After months of speculation, London-headquartered insurer Aviva has announced an agreement to sell its French business to mutual insurer Aéma Groupe, for €3.2 billion in cash.
In the second-half of last year, reports started to emerge claiming that Aviva was considering the sale of its life and P&C operations in France as the insurer embarks on a strategic transformation under the leadership of Amanda Blanc.
Back in September, it was revealed that a consortium of Allianz and life re/insurer Athora Holding was considering a takeover of the business.
While talks were said to be at an advanced stage, no deal came to fruition and around a month later, reports emerged that mutual insurer Macif and a consortium consisting of Generali and investment firm CVC Capital Partners, were preparing bids for Aviva France.

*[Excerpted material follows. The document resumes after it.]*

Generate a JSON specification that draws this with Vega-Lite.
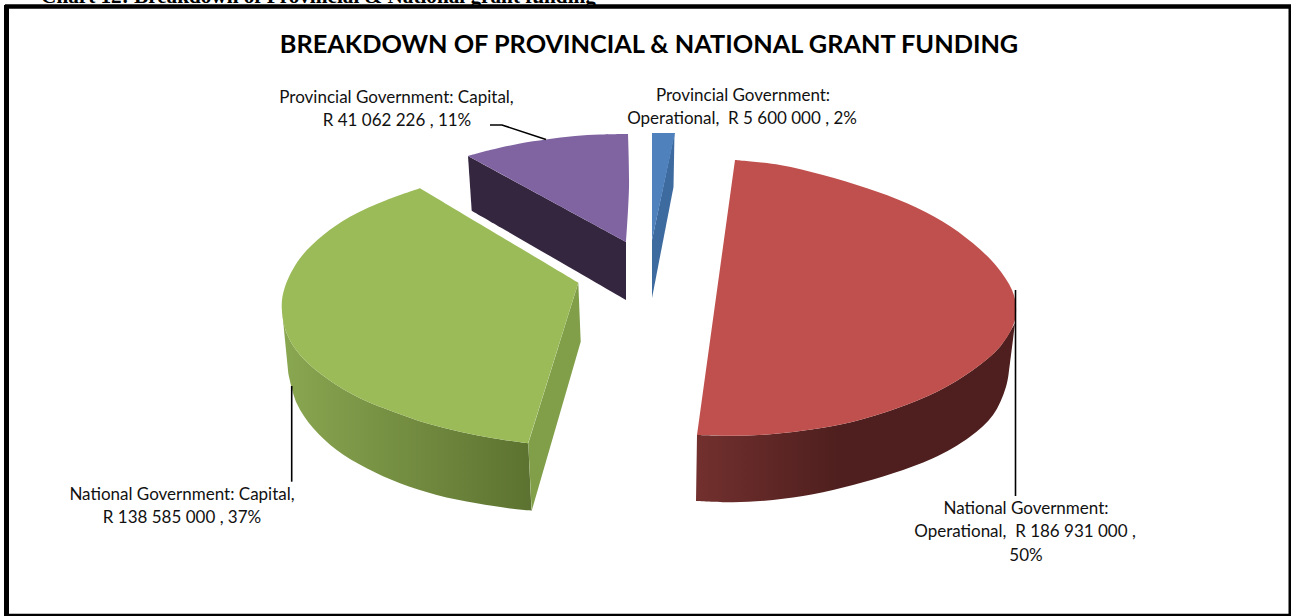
{
  "$schema": "https://vega.github.io/schema/vega-lite/v6.json",
  "width": 1291,
  "height": 616,
  "padding": 0,
  "autosize": {"type": "none"},
  "background": "white",
  "view": {"stroke": null},
  "datasets": {
    "faces": [
      {"face":"red-wall","i":0,"x":697,"y":435},{"face":"red-wall","i":0.5,"x":697,"y":435},{"face":"red-wall","i":1,"x":733,"y":435.7},{"face":"red-wall","i":2,"x":773,"y":434},{"face":"red-wall","i":3,"x":813,"y":429.3},{"face":"red-wall","i":4,"x":853,"y":421.7},{"face":"red-wall","i":5,"x":897,"y":408.3},{"face":"red-wall","i":6,"x":937,"y":391.7},{"face":"red-wall","i":7,"x":973,"y":370},{"face":"red-wall","i":8,"x":1000,"y":346.7},{"face":"red-wall","i":9,"x":1015,"y":323},{"face":"red-wall","i":9.5,"x":1015,"y":323},{"face":"red-wall","i":10,"x":1010,"y":363},{"face":"red-wall","i":11,"x":1006,"y":386.7},{"face":"red-wall","i":12,"x":993,"y":415},{"face":"red-wall","i":13,"x":970,"y":436.7},{"face":"red-wall","i":14,"x":933,"y":458.3},{"face":"red-wall","i":15,"x":893,"y":473.3},{"face":"red-wall","i":16,"x":853,"y":485},{"face":"red-wall","i":17,"x":813,"y":494.3},{"face":"red-wall","i":18,"x":773,"y":500},{"face":"red-wall","i":19,"x":733,"y":502.3},{"face":"red-wall","i":20,"x":696,"y":501},{"face":"red-wall","i":20.5,"x":696,"y":501},
      {"face":"red-top","i":0,"x":735,"y":160},{"face":"red-top","i":0.5,"x":735,"y":160},{"face":"red-top","i":1,"x":780,"y":165},{"face":"red-top","i":2,"x":823,"y":175},{"face":"red-top","i":3,"x":867,"y":188.3},{"face":"red-top","i":4,"x":907,"y":203.3},{"face":"red-top","i":5,"x":943,"y":221.7},{"face":"red-top","i":6,"x":973,"y":243.3},{"face":"red-top","i":7,"x":997,"y":266.7},{"face":"red-top","i":8,"x":1012,"y":290},{"face":"red-top","i":9,"x":1016,"y":306.7},{"face":"red-top","i":10,"x":1014,"y":323.3},{"face":"red-top","i":11,"x":1000,"y":346.7},{"face":"red-top","i":12,"x":973,"y":370},{"face":"red-top","i":13,"x":937,"y":391.7},{"face":"red-top","i":14,"x":897,"y":408.3},{"face":"red-top","i":15,"x":853,"y":421.7},{"face":"red-top","i":16,"x":813,"y":429.3},{"face":"red-top","i":17,"x":773,"y":434},{"face":"red-top","i":18,"x":733,"y":435.7},{"face":"red-top","i":19,"x":697,"y":435},{"face":"red-top","i":19.5,"x":697,"y":435},
      {"face":"green-side","i":0,"x":578.3,"y":282.7},{"face":"green-side","i":1,"x":580.7,"y":341.7},{"face":"green-side","i":2,"x":531.7,"y":510.7},{"face":"green-side","i":3,"x":528.3,"y":443.3},
      {"face":"green-wall","i":0,"x":281.7,"y":306.7},{"face":"green-wall","i":0.5,"x":281.7,"y":306.7},{"face":"green-wall","i":1,"x":286.7,"y":333.3},{"face":"green-wall","i":2,"x":300,"y":355},{"face":"green-wall","i":3,"x":326.7,"y":378.3},{"face":"green-wall","i":4,"x":360,"y":398.3},{"face":"green-wall","i":5,"x":393.3,"y":411.7},{"face":"green-wall","i":6,"x":426.7,"y":423.3},{"face":"green-wall","i":7,"x":460,"y":431.7},{"face":"green-wall","i":8,"x":493.3,"y":438.3},{"face":"green-wall","i":9,"x":528.3,"y":443.3},{"face":"green-wall","i":9.5,"x":528.3,"y":443.3},{"face":"green-wall","i":10,"x":531.7,"y":510.7},{"face":"green-wall","i":10.5,"x":531.7,"y":510.7},{"face":"green-wall","i":11,"x":516.7,"y":509.3},{"face":"green-wall","i":12,"x":476.7,"y":503.3},{"face":"green-wall","i":13,"x":436.7,"y":495},{"face":"green-wall","i":14,"x":400,"y":483.3},{"face":"green-wall","i":15,"x":366.7,"y":468.3},{"face":"green-wall","i":16,"x":336.7,"y":450},{"face":"green-wall","i":17,"x":313.3,"y":428.3},{"face":"green-wall","i":18,"x":296.7,"y":403.3},{"face":"green-wall","i":19,"x":288.3,"y":373.3},{"face":"green-wall","i":19.5,"x":288.3,"y":373.3},
      {"face":"green-top","i":0,"x":420,"y":188.3},{"face":"green-top","i":0.5,"x":420,"y":188.3},{"face":"green-top","i":1,"x":578.3,"y":282.7},{"face":"green-top","i":1.5,"x":578.3,"y":282.7},{"face":"green-top","i":2,"x":528.3,"y":443.3},{"face":"green-top","i":2.5,"x":528.3,"y":443.3},{"face":"green-top","i":3,"x":493.3,"y":438.3},{"face":"green-top","i":4,"x":460,"y":431.7},{"face":"green-top","i":5,"x":426.7,"y":423.3},{"face":"green-top","i":6,"x":393.3,"y":411.7},{"face":"green-top","i":7,"x":360,"y":398.3},{"face":"green-top","i":8,"x":326.7,"y":378.3},{"face":"green-top","i":9,"x":300,"y":355},{"face":"green-top","i":10,"x":286.7,"y":333.3},{"face":"green-top","i":11,"x":281.7,"y":306.7},{"face":"green-top","i":12,"x":285,"y":286.7},{"face":"green-top","i":13,"x":300,"y":258.3},{"face":"green-top","i":14,"x":323.3,"y":235},{"face":"green-top","i":15,"x":350,"y":216.7},{"face":"green-top","i":16,"x":386.7,"y":200},{"face":"green-top","i":17,"x":420,"y":188.3},{"face":"green-top","i":17.5,"x":420,"y":188.3},
      {"face":"purple-wall","i":0,"x":468,"y":156},{"face":"purple-wall","i":0.5,"x":468,"y":156},{"face":"purple-wall","i":1,"x":626,"y":242},{"face":"purple-wall","i":1.5,"x":626,"y":242},{"face":"purple-wall","i":2,"x":626,"y":300},{"face":"purple-wall","i":2.5,"x":626,"y":300},{"face":"purple-wall","i":3,"x":471.7,"y":210.7},{"face":"purple-wall","i":3.5,"x":471.7,"y":210.7},
      {"face":"purple-top","i":0,"x":468,"y":156},{"face":"purple-top","i":0.5,"x":468,"y":156},{"face":"purple-top","i":1,"x":490,"y":150},{"face":"purple-top","i":2,"x":520,"y":143.5},{"face":"purple-top","i":3,"x":546,"y":139.5},{"face":"purple-top","i":4,"x":575,"y":136},{"face":"purple-top","i":5,"x":600,"y":134.5},{"face":"purple-top","i":6,"x":628,"y":134},{"face":"purple-top","i":6.5,"x":628,"y":134},{"face":"purple-top","i":7,"x":629,"y":187},{"face":"purple-top","i":8,"x":626,"y":242},{"face":"purple-top","i":8.5,"x":626,"y":242},
      {"face":"blue-wall","i":0,"x":674.5,"y":133},{"face":"blue-wall","i":0.5,"x":674.5,"y":133},{"face":"blue-wall","i":1,"x":673.5,"y":187},{"face":"blue-wall","i":1.5,"x":673.5,"y":187},{"face":"blue-wall","i":2,"x":652,"y":298},{"face":"blue-wall","i":2.5,"x":652,"y":298},{"face":"blue-wall","i":3,"x":652,"y":240},{"face":"blue-wall","i":3.5,"x":652,"y":240},
      {"face":"blue-top","i":0,"x":652,"y":133},{"face":"blue-top","i":0.5,"x":652,"y":133},{"face":"blue-top","i":1,"x":675,"y":133},{"face":"blue-top","i":1.5,"x":675,"y":133},{"face":"blue-top","i":2,"x":652,"y":240},{"face":"blue-top","i":2.5,"x":652,"y":240}
    ],
    "leaders": [
      {"slice":"National Government: Operational","i":0,"x":1015.5,"y":290},{"slice":"National Government: Operational","i":1,"x":1015.5,"y":496},
      {"slice":"National Government: Capital","i":0,"x":291.7,"y":386},{"slice":"National Government: Capital","i":1,"x":291.7,"y":481.7},
      {"slice":"Provincial Government: Capital","i":0,"x":490,"y":125},{"slice":"Provincial Government: Capital","i":1,"x":502,"y":125},{"slice":"Provincial Government: Capital","i":2,"x":546,"y":139.5}
    ],
    "labels": [
      {"x":396.5,"y":98,"text":"Provincial Government: Capital,"},
      {"x":397,"y":121,"text":"R 41 062 226 , 11%"},
      {"x":743,"y":96,"text":"Provincial Government:"},
      {"x":742,"y":118.5,"text":"Operational, \u00a0R 5 600 000 , 2%"},
      {"x":182,"y":495,"text":"National Government: Capital,"},
      {"x":182,"y":518,"text":"R 138 585 000 , 37%"},
      {"x":1026,"y":509,"text":"National Government:"},
      {"x":1025,"y":532,"text":"Operational, \u00a0R 186 931 000 ,"},
      {"x":1026,"y":556,"text":"50%"}
    ],
    "frame": [
      {"side":"left","x":6.5,"x2":6.5,"y":5,"y2":616},
      {"side":"top","x":5,"x2":1291,"y":6.5,"y2":6.5},
      {"side":"bottom","x":5,"x2":1291,"y":615.5,"y2":615.5},
      {"side":"right","x":1290,"x2":1290,"y":5,"y2":616}
    ]
  },
  "data": {"name": "faces"},
  "encoding": {
    "x": {"field": "x", "type": "quantitative", "scale": {"domain": [0, 1291]}, "axis": null},
    "y": {"field": "y", "type": "quantitative", "scale": {"domain": [616, 0]}, "axis": null},
    "order": {"field": "i", "type": "quantitative"}
  },
  "layer": [
    {
      "data": {"values": [{"x": 318.5, "y": 3, "text": "Chart 12: Breakdown of Provincial & National grant funding"}]},
      "mark": {"type": "text", "font": "Liberation Serif", "fontWeight": "bold", "fontSize": 21.2, "align": "center", "baseline": "alphabetic", "color": "black"},
      "encoding": {"text": {"field": "text"}, "order": {"value": null}}
    },
    {
      "data": {"name": "frame"},
      "mark": {"type": "rule", "color": "black"},
      "encoding": {
        "x2": {"field": "x2"},
        "y2": {"field": "y2"},
        "order": {"value": null},
        "strokeWidth": {"field": "side", "type": "nominal", "scale": {"domain": ["left", "top", "bottom", "right"], "range": [5, 3, 1.5, 1.5]}, "legend": null}
      }
    },
    {
      "transform": [{"filter": "datum.face === 'red-wall'"}],
      "mark": {"type": "line", "interpolate": "catmull-rom", "strokeWidth": 0, "fill": {"gradient": "linear", "x1": 0, "x2": 1, "y1": 0, "y2": 0, "stops": [{"offset": 0, "color": "#72302e"}, {"offset": 0.45, "color": "#4e1f1e"}, {"offset": 1, "color": "#4e1f1e"}]}}
    },
    {
      "transform": [{"filter": "datum.face === 'red-top'"}],
      "mark": {"type": "line", "interpolate": "catmull-rom", "strokeWidth": 0, "fill": "#c0504d"}
    },
    {
      "transform": [{"filter": "datum.face === 'green-wall'"}],
      "mark": {"type": "line", "interpolate": "catmull-rom", "strokeWidth": 0, "fill": {"gradient": "linear", "x1": 0, "x2": 1, "y1": 0, "y2": 0, "stops": [{"offset": 0, "color": "#8aa751"}, {"offset": 1, "color": "#5c7230"}]}}
    },
    {
      "transform": [{"filter": "datum.face === 'green-side'"}],
      "mark": {"type": "line", "strokeWidth": 0, "fill": "#809f48"}
    },
    {
      "transform": [{"filter": "datum.face === 'green-top'"}],
      "mark": {"type": "line", "interpolate": "catmull-rom", "strokeWidth": 0, "fill": "#9bbb59"}
    },
    {
      "transform": [{"filter": "datum.face === 'purple-wall'"}],
      "mark": {"type": "line", "interpolate": "catmull-rom", "strokeWidth": 0, "fill": "#352640"}
    },
    {
      "transform": [{"filter": "datum.face === 'purple-top'"}],
      "mark": {"type": "line", "interpolate": "catmull-rom", "strokeWidth": 0, "fill": "#8064a2"}
    },
    {
      "transform": [{"filter": "datum.face === 'blue-wall'"}],
      "mark": {"type": "line", "interpolate": "catmull-rom", "strokeWidth": 0, "fill": "#3e6b9f"}
    },
    {
      "transform": [{"filter": "datum.face === 'blue-top'"}],
      "mark": {"type": "line", "interpolate": "catmull-rom", "strokeWidth": 0, "fill": "#4f81bd"}
    },
    {
      "data": {"name": "leaders"},
      "mark": {"type": "line", "color": "black", "strokeWidth": 1.6},
      "encoding": {"detail": {"field": "slice"}}
    },
    {
      "data": {"name": "labels"},
      "mark": {"type": "text", "font": "Lato", "fontSize": 17, "align": "center", "baseline": "middle", "color": "#111111"},
      "encoding": {"text": {"field": "text"}, "order": {"value": null}}
    },
    {
      "data": {"values": [{"x": 649, "y": 45, "text": "BREAKDOWN OF PROVINCIAL & NATIONAL GRANT FUNDING"}]},
      "mark": {"type": "text", "font": "Lato", "fontWeight": "bold", "fontSize": 25.3, "align": "center", "baseline": "middle", "color": "black"},
      "encoding": {"text": {"field": "text"}, "order": {"value": null}}
    }
  ]
}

In January 2021, the combination of Aésio and Macif resulted in the creation of Aéma Groupe, a leading French mutual insurer with 8 million customers, revenues of more than €8 billion and €7.4 billion of equity.
Now, Aviva has announced that Aéma Groupe is to acquire its French business for €3.2 billion in cash, a move which significantly strengthens Aviva’s capital and liquidity with an increase in excess capital of c.£2.1 billion and central cash of c.£2.8 billion.
The deal covers the French life, general insurance, and asset management business and the 75% shareholding in Aviva France.
As at December 31st, 2020, the financial impact of the transaction on Aviva is expected to drive an increase in Solvency II capital surplus by c.£0.8 billion and Solvency II cover ratio by c.22 percentage points; increase of excess capital above 180% Solvency II cover ratio by c.£2.1 billion and centre cash by c.£2.8 billion; and drive a reduction in IFRS net asset value of c.£0.5 billion.
The insurer states that it intends to use the increased capital and cash to support its capital framework of debt reduction, investment for long-term growth and return of excess capital to shareholders. Up to £500 million of the proceeds will be used to accelerate repayment of some of the Group’s internal loan with Aviva Insurance Limited.
“The sale of Aviva France is a very significant milestone in the delivery of our strategy. It is an excellent outcome for shareholders, customers, employees and distributors. The transaction will increase Aviva’s financial strength, remove significant volatility and bring real focus to the Group,” said Blanc.
“Aéma Groupe has a strong heritage in the French insurance industry and this transaction will propel it to a top 5 position in the French market. I am confident Aéma Groupe will be an excellent owner of Aviva France,” she added.
Under the terms of the deal, Aviva has agreed to customary warranties and indemnities, which includes a specific indemnity agreement in respect of the ‘known price’ contracts, written by Abeille Vie between 1989 and 1997, that would share the risk in the unlikely scenarios of certain costs in respect of these contracts rising above Aviva France’s already appropriate existing provisions.
Once the deal completes, which is expected by the end of this year, subject to consultation and customary conditions, customers and agents of Aviva France will receive the same level of service from the business and importantly, there’s no impact to customer policies as a result of the acquisition.
Management and employees of Aviva France will transfer to Aéma Groupe with the business, which is planned to operate as a standalone autonomous unit within Aéma.
The agreement to sell its French operations comes after the insurer offloaded its entire 80% shareholding in the Italian life insurance joint venture, Aviva Vita S.p.A, to its partner UBI Banca.
Less than a month later, Aviva reached an agreement to sell its life insurance business in Vietnam to Manulife for an all cash consideration.